VERNISSAGE: THURSDAY, 23 OCTOBER, 18-20H
ARTIST TALK: 19H WITH MONA KUHN AND MIRJAM CAVEGN
THE ARTIST WILL BE PRESENT.
Shimmering marks Mona Kuhn’s first solo show in Switzerland, bringing together two of her acclaimed series: She Disappeared into Complete Silence and Kings Road. In both bodies of work, Kuhn presents the nude with a humanistic approach by juxtaposing the elusive presence of a solitary figure with the elemental geometry of modernist architecture, thereby shifting figuration into abstraction and raising questions about presence and absence, memory and imagination.
Mona Kuhn is considered among the most respected and collectable photographers of her generation, with her work held in major institutional and private collections worldwide. Born to German parents in São Paulo, Brazil, the American artist is a citizen of the world. With an open mind and an empathetic gaze, she distills the human figure to its essence through a reductionist yet poetic aesthetic, rendering it both intimate and universal.
She Disappeared into Complete Silence (2014-2019) was photographed at a golden modernist structure in the Californian desert – the desert functioning as a liminal space long associated with wandering and soul-searching, where one always stands naked and exposed. The series revolves around a single female figure, at times placed inside the building, at others outside. The structure’s façade of glass and mirrors dissolves this separation optically, splitting light, mirroring the desert, and obscuring the figure. Often, it is only a reflection or a shadow that the viewer glimpses, or the figure is inversed through the process of solarization and turned into a mere imprint of herself – a memory etched in light. She too becomes a reflective surface, onto which the viewer projects their own self, while she quietly disappears.

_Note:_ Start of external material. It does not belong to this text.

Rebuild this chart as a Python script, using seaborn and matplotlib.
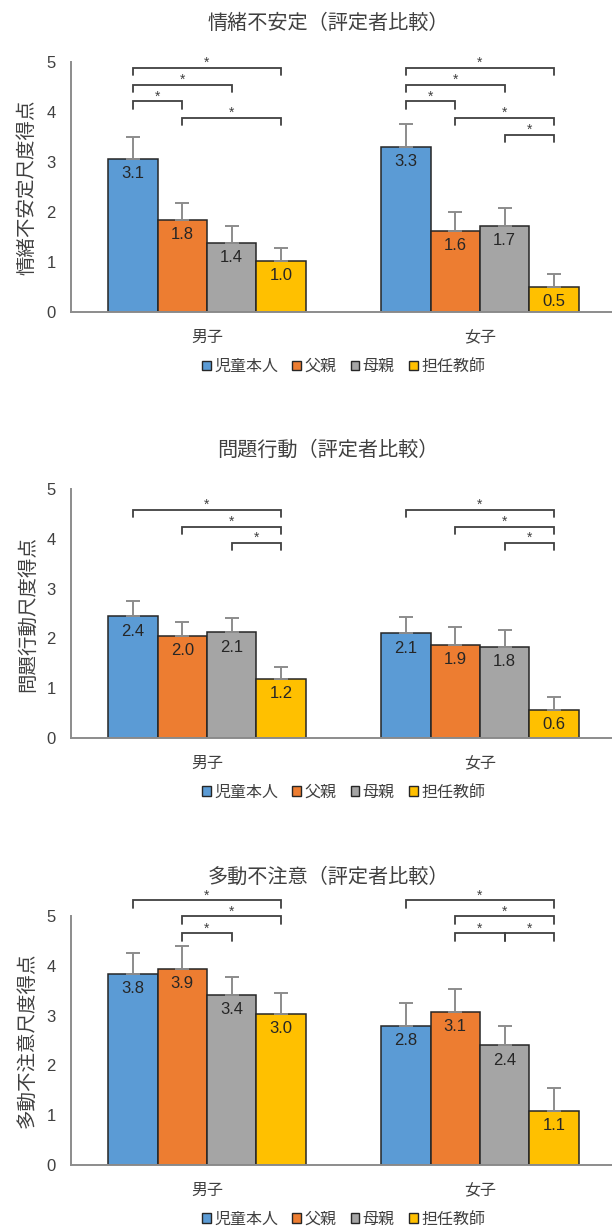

In Kings Road (2021/2022), Kuhn seemingly depicts a spectral presence within the modernist architecture of the Schindler House in Los Angeles. Built by Austrian architect Rudolph M. Schindler in 1922, the house incorporates both avant-garde architectural and social theory. It was designed as an experiment in communal living and formally inspired by the simplicity of the Japanese house, which deliberately incorporates emptiness and the play of shadows into the design of a space. Kuhn’s starting point was Schindler’s private archive. She approaches his personal letters, notes, and sketches almost psychoanalytically and interprets them – like the house itself – not as mere factual evidence, but as manifestations of the architect’s subconscious. In one letter, Schindler rejects an unknown, past lover: “Your dreams will never – like so many – meet reality”. Inspired by this lettre de rupture, Kuhn lets a mysterious fictional character roam the empty rooms like the rejected lover’s ghost, between shimmering light and quiet shadows. Through her presence, Kuhn implies that these bare spaces are indeed full of memories and specters of the past. Her dreamlike photographs emphasize the transience of the moment, of memory, and of our own presence.